Proceedings: GI 1999

Approximating the Location of Integrand Discontinuities for Penumbral Illumination with Linear Light Sources

Marc Ouellette , Eugene Fiume

Proceedings of Graphics Interface '99: Kingston, Ontario, Canada, 2 - 4 June 1999, 66-75

DOI 10.20380/GI1999.10

  • BibTeXex

    @inproceedings{OuelletteFiume-gi99,
     title = {Approximating the Location of Integrand Discontinuities for Penumbral Illumination with Linear Light Sources},
     author = {Marc J. Ouellette and Eugene Fiume},
     booktitle = {Proceedings of the Graphics Interface 1999 Conference, June 2-4, 1999, Kingston, Ontario, Canada},
     year = {1999},
     month = {June},
     pages = {66--75},
     url = {http://graphicsinterface.org/wp-content/uploads/gi1999-10.pdf}
    }
    

Abstract

One of the benefits of shading with linear light sources is also one of its major challenges: generating soft shadows. The primary difficulty in this task is determining the discontinuities in the linear light source integrals that are caused by occluding objects. We demonstrate in this paper that the computed location of each discontinuity only needs to be moderately accurate, provided that the expected value of this location is a continuous function of the actual value of the location.
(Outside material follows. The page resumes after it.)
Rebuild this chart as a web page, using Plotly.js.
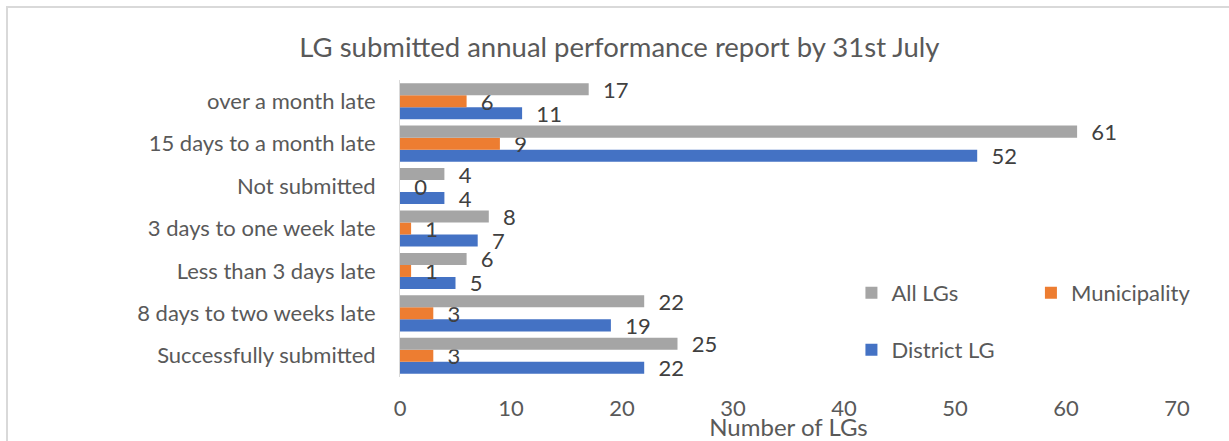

We introduce Random Seed Bisection (RSB), an algorithm that has this property. We use this algorithm to efficiently find the approximate location of a discontinuity, in order to partition the domain of integration into subintervals (panels) over which the integrand is naturally smooth, and approximate the integral efficiently over each panel using low-degree numerical quadratures. We demonstrate the effectiveness of this solution for shadowing problems with at most 1 discontinuity in the domain of integration. We also provide efficient heuristics that take advantage of the coherence in a scene to handle shadowing problems with at most 2 discontinuities in the domain of integration. This work is a first step toward a comprehensive approach to efficiently solving numerical integration problems for extended light sources.